Figure scripts:

========

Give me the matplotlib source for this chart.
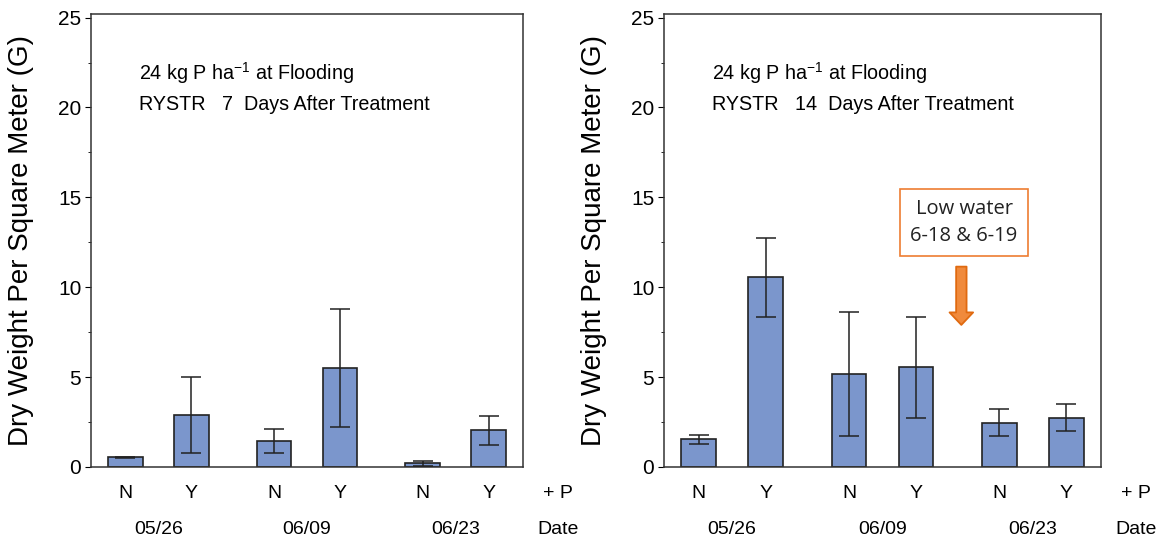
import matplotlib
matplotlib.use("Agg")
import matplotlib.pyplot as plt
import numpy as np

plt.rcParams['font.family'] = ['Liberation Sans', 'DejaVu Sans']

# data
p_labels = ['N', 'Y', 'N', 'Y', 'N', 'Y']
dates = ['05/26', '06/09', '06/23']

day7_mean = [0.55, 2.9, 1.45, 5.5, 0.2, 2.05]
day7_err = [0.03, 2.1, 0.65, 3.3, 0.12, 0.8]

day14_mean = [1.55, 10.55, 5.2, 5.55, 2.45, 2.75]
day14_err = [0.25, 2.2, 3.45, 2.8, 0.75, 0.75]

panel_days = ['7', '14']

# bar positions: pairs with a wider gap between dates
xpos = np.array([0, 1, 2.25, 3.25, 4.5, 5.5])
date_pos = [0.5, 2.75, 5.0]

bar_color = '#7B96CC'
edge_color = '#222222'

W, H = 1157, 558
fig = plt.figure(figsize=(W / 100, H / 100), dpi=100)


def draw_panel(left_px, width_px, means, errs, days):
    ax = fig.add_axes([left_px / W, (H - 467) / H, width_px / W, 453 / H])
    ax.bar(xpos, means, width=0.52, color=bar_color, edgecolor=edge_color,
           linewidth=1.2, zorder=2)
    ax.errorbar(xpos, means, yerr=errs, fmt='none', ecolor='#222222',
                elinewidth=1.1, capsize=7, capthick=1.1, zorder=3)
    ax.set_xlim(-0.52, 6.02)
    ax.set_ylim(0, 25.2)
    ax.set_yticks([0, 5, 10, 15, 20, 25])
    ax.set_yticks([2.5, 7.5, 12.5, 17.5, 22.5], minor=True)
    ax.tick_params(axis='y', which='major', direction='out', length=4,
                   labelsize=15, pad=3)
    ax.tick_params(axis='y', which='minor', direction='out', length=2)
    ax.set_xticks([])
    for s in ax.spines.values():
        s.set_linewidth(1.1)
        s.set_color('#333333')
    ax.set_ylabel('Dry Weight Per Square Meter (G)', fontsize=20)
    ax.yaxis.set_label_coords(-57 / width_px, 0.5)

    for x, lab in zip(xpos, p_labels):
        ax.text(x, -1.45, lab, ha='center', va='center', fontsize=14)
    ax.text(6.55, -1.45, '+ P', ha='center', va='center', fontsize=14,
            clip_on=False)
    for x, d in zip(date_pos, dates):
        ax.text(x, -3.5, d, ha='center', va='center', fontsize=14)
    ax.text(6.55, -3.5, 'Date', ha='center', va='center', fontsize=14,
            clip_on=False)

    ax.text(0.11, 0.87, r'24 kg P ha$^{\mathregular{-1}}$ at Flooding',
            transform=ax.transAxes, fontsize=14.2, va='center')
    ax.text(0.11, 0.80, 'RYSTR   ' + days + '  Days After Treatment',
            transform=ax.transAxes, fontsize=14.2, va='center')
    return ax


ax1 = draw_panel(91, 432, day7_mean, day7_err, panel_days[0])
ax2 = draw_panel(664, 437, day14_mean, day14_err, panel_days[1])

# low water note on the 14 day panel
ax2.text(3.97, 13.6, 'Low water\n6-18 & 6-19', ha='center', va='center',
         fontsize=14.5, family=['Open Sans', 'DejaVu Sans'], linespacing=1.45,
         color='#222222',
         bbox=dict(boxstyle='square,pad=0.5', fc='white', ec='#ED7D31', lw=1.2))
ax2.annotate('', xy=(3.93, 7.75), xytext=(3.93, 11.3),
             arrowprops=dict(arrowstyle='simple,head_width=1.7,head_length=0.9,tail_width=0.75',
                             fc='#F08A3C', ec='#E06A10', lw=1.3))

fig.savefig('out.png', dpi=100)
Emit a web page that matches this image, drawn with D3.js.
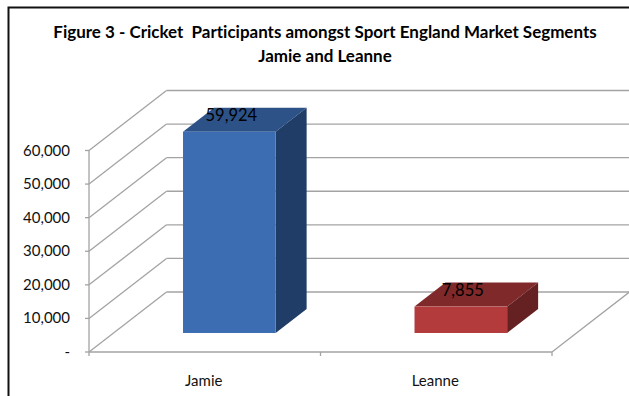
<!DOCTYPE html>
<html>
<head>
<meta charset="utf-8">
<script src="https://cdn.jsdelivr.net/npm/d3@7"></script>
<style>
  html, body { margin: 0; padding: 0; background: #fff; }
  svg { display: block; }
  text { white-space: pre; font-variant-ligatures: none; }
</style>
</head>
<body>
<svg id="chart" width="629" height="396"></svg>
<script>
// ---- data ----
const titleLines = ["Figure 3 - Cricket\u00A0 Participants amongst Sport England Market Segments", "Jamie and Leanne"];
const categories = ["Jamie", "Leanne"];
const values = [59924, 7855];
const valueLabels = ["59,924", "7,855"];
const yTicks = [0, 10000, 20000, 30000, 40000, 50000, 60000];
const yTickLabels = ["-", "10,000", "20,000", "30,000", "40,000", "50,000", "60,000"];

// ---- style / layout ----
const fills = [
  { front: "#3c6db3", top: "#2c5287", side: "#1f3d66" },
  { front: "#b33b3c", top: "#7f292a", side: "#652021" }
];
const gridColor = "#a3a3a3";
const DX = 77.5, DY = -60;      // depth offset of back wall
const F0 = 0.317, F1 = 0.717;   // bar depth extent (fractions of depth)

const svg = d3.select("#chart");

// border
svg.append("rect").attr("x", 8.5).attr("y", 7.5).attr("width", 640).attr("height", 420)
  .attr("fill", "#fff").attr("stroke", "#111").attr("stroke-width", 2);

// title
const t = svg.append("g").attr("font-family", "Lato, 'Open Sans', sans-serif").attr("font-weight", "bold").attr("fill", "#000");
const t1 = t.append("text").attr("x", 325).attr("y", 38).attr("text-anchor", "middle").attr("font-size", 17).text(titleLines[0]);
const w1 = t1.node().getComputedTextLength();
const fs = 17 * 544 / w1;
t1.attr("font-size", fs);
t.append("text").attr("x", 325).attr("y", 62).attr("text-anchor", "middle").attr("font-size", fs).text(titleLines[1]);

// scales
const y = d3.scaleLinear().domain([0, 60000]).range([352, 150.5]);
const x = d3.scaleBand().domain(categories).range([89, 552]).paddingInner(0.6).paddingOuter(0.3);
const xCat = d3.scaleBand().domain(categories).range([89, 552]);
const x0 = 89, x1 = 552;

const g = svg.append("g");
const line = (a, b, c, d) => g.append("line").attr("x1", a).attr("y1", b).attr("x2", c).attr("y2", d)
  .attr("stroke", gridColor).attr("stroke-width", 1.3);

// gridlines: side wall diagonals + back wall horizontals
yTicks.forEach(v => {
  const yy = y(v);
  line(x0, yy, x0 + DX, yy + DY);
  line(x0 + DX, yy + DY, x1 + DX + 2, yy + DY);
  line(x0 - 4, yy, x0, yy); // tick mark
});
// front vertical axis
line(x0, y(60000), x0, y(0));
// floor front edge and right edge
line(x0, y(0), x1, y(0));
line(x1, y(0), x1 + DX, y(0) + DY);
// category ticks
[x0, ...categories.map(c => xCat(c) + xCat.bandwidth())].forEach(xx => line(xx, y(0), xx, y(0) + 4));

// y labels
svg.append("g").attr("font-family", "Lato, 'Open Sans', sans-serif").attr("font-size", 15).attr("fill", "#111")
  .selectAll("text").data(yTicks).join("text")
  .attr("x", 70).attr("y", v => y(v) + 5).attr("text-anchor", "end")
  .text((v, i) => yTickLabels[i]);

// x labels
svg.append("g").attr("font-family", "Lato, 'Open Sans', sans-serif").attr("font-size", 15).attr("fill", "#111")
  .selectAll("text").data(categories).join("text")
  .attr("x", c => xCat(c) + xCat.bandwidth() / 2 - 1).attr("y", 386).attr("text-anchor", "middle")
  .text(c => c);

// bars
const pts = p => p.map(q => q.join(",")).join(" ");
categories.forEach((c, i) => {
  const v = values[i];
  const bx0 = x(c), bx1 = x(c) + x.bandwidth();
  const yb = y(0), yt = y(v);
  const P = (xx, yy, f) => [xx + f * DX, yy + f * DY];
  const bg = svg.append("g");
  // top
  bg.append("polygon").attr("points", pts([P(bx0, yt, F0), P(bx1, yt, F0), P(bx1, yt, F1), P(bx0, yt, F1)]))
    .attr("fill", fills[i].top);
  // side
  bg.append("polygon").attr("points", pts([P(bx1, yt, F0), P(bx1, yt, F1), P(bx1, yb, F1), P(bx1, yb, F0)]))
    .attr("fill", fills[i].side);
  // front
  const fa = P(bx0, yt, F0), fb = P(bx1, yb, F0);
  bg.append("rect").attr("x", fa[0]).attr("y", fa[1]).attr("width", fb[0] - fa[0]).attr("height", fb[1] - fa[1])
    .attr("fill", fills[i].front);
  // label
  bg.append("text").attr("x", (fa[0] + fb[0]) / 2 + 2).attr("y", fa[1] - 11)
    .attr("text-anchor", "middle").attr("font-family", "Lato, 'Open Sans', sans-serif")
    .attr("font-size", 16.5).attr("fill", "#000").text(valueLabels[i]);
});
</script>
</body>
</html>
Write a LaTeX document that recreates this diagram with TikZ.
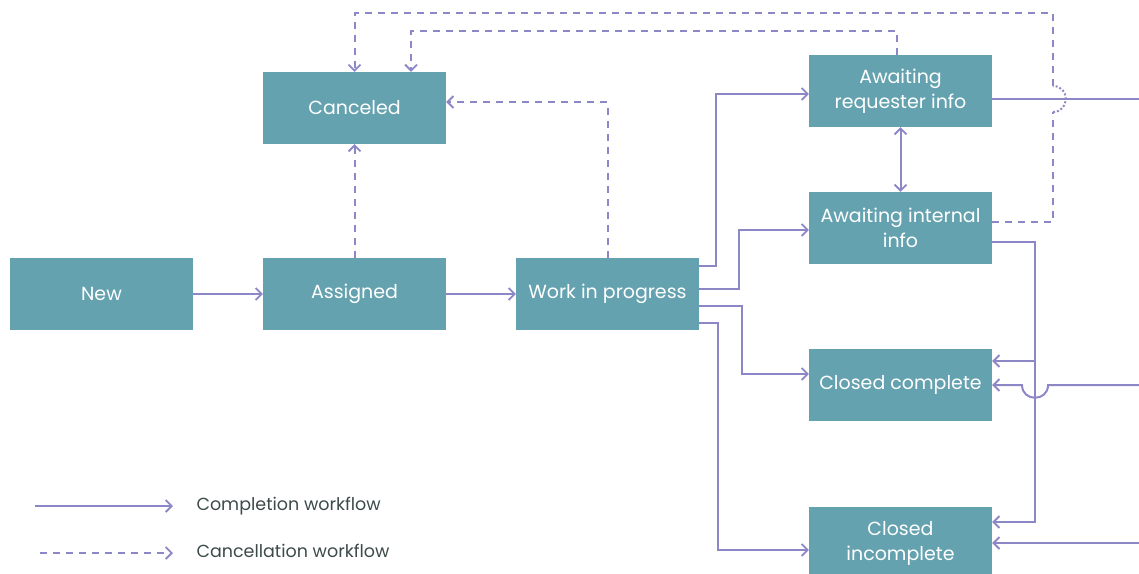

========

Written request:
Extract, word for word, each line from the top of the data down to and including the line with "dates = ['05/26', '06/09', '06/23']"; skip the pictures.

Final result:
Give me the matplotlib source for this chart.
import matplotlib
matplotlib.use("Agg")
import matplotlib.pyplot as plt
import numpy as np

plt.rcParams['font.family'] = ['Liberation Sans', 'DejaVu Sans']

# data
p_labels = ['N', 'Y', 'N', 'Y', 'N', 'Y']
dates = ['05/26', '06/09', '06/23']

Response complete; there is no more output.